Although the discussion here has already come up with a tail-recursive solution for the binary search tree, it does seem to be possible to do a tail-recursive version for an arbitrary binary tree (or in fact for any tree.) The trick is that our core function will operate on an array of nodes, not on a single one.
Here we do a breadth-first traversal of the tree, stopping when we find the value or when we run out of nodes. Our recursive call is run on the tail of the input array plus the left and right children of the node. (Non-existent or null
nodes are ignored.)
The public function simply wraps the input tree in an array and passes that to our main function.

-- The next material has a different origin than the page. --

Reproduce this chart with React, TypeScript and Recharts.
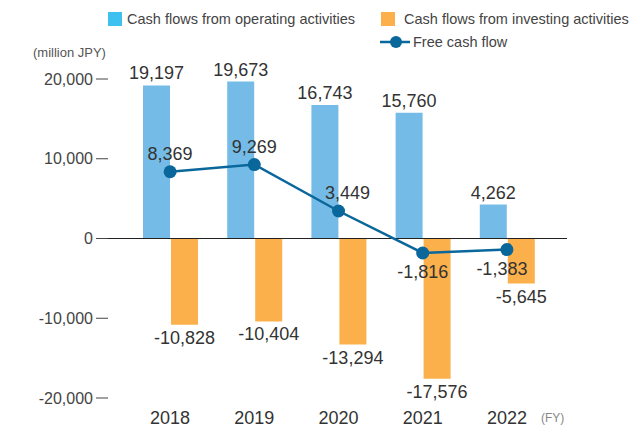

const _contains = ([t, ...ts], x) =>
t == undefined
? false
: t .val == x
? true
: _contains (ts .concat (t .sx || []) .concat (t .dx || []), x)
const contains = (t, x) =>
_contains ([t], x)
let tree = {val: 10, sx: {val: 5, sx: {val: 13}, dx: {val: 6}}, dx: {val: 32, sx: null, dx: null}};
[10, 12, 13, 32, 42] .forEach (x => console .log (`${x} --> ${contains (tree, x)}`))

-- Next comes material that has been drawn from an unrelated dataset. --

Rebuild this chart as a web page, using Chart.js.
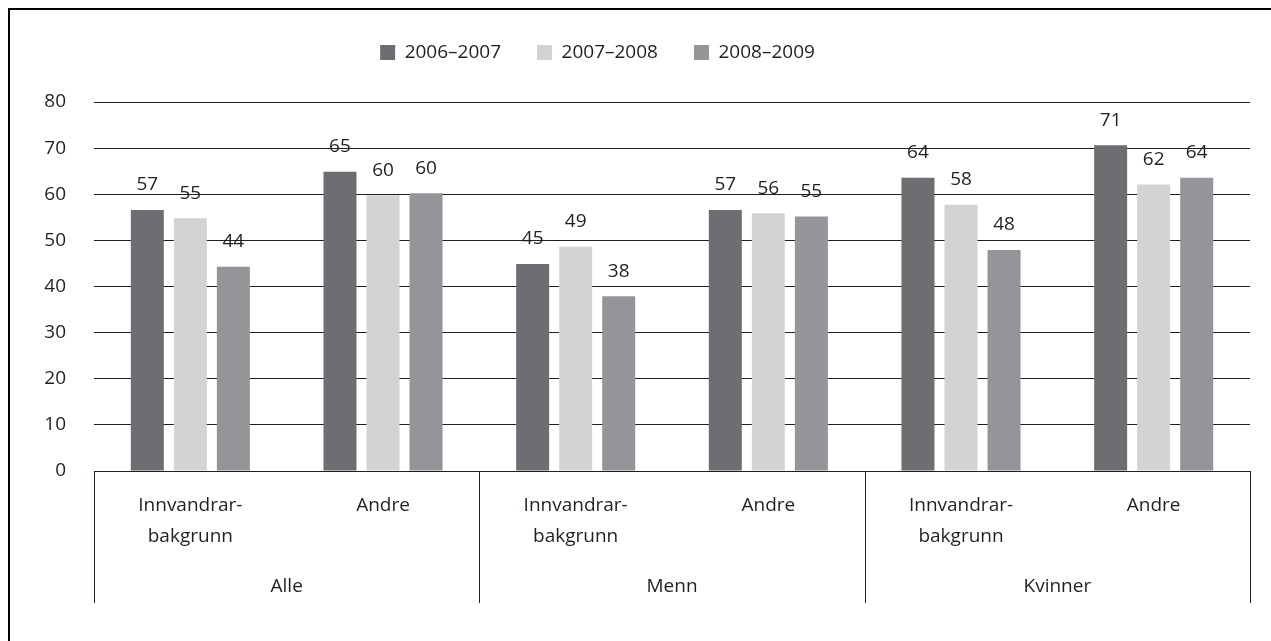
<!DOCTYPE html>
<html>
<head>
<meta charset="utf-8">
<script src="https://cdn.jsdelivr.net/npm/chart.js@4.4.0/dist/chart.umd.min.js"></script>
<style>
	body { margin: 0; background: #fff; }
	#frame { position: absolute; left: 8px; top: 8px; right: 0; bottom: 0; border-top: 2px solid #000; border-left: 2px solid #000; }
	#chart { position: absolute; left: 0; top: 0; }
</style>
</head>
<body>
<div id="frame"></div>
<canvas id="chart" width="1271" height="641"></canvas>
<script>
// Kategoriar og grupper
const categories = [['Innvandrar-', 'bakgrunn'], 'Andre', ['Innvandrar-', 'bakgrunn'], 'Andre', ['Innvandrar-', 'bakgrunn'], 'Andre'];
const groups = ['Alle', 'Menn', 'Kvinner'];
const seriesNames = ['2006–2007', '2007–2008', '2008–2009'];

// Verdiar lesne av figuren
const values0607 = [56.6, 64.9, 44.9, 56.6, 63.6, 70.6];
const values0708 = [54.8, 59.8, 48.6, 55.9, 57.7, 62.1];
const values0809 = [44.3, 60.2, 37.9, 55.2, 47.9, 63.6];

const yMin = 0;
const yMax = 80;
const yStep = 10;

const textColor = '#231f20';
const barColors = ['#6d6e71', '#d1d3d4', '#939598'];

Chart.defaults.font.family = '"Open Sans", sans-serif';
Chart.defaults.font.size = 19;
Chart.defaults.color = textColor;

// Tal over kvar søyle
const valueLabels = {
	id: 'valueLabels',
	afterDatasetsDraw(chart) {
		const ctx = chart.ctx;
		ctx.save();
		ctx.font = '19px "Open Sans", sans-serif';
		ctx.fillStyle = textColor;
		ctx.textAlign = 'center';
		ctx.textBaseline = 'middle';
		chart.data.datasets.forEach((ds, i) => {
			chart.getDatasetMeta(i).data.forEach((bar, j) => {
				ctx.fillText(Math.round(ds.data[j]), bar.x, bar.y - 25);
			});
		});
		ctx.restore();
	}
};

// Loddrette skiljeliner mellom gruppene under aksen
const groupLines = {
	id: 'groupLines',
	beforeInit(chart) {
		const fit = chart.legend.fit;
		chart.legend.fit = function() {
			fit.call(this);
			this.height += 30;
		};
	},
	afterLayout(chart) {
		// flytt forklaringa litt til venstre
		chart.legend.right -= 55;
	},
	afterDraw(chart) {
		const x2 = chart.scales.x2;
		const ctx = chart.ctx;
		const band = x2.getPixelForValue(1) - x2.getPixelForValue(0);
		ctx.save();
		ctx.strokeStyle = textColor;
		ctx.lineWidth = 1;
		for (let i = 0; i <= groups.length; i++) {
			const px = Math.round(x2.getPixelForValue(i) - band / 2) + 0.5;
			ctx.beginPath();
			ctx.moveTo(px, chart.chartArea.bottom);
			ctx.lineTo(px, x2.bottom);
			ctx.stroke();
		}
		ctx.restore();
	}
};

new Chart(document.getElementById('chart'), {
	type: 'bar',
	data: {
		labels: categories,
		datasets: [
			{ label: seriesNames[0], data: values0607, backgroundColor: barColors[0] },
			{ label: seriesNames[1], data: values0708, backgroundColor: barColors[1] },
			{ label: seriesNames[2], data: values0809, backgroundColor: barColors[2] }
		]
	},
	options: {
		responsive: false,
		animation: false,
		categoryPercentage: 0.67,
		barPercentage: 0.767,
		layout: { padding: { top: 7, right: 21, bottom: 38, left: 0 } },
		plugins: {
			legend: {
				position: 'top',
				labels: { boxWidth: 15, boxHeight: 15, padding: 36, color: textColor }
			},
			tooltip: { enabled: false }
		},
		scales: {
			y: {
				min: yMin,
				max: yMax,
				ticks: { stepSize: yStep, padding: 28, color: textColor },
				grid: { color: textColor, lineWidth: 1, drawTicks: false },
				border: { display: false },
				afterFit(scale) { scale.width = 94; }
			},
			x: {
				grid: { display: false, drawTicks: false },
				border: { display: false },
				ticks: { padding: 19, maxRotation: 0, autoSkip: false, color: textColor, font: { lineHeight: 1.63 } },
				afterFit(scale) { scale.height = 89; }
			},
			x2: {
				type: 'category',
				labels: groups,
				position: 'bottom',
				offset: true,
				grid: { display: false, drawTicks: false },
				border: { display: false },
				ticks: { padding: 15, maxRotation: 0, color: textColor },
				afterFit(scale) { scale.height = 43; }
			}
		}
	},
	plugins: [valueLabels, groupLines]
});
</script>
</body>
</html>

I'm loathe to do it, on general principles, but this would definitely be made significantly more efficient if we pushed children onto the array and recurred on an index instead, with something like this:
const push = (x) => (xs) =>
x ? ((xs .push (x)), xs) : xs
const _contains = (ts, i, x) =>
i >= ts .length
? false
: ts [i] .val == x
? true
: _contains (push (ts [i] .dx) (push (ts [i] .sx) (ts)), i + 1, x)
const contains = (t, x) =>
_contains ([t], 0, x)
But the main point is simply that by using an array of nodes, we can prepare for that TCO that never seems to come, unless you're a Safari user.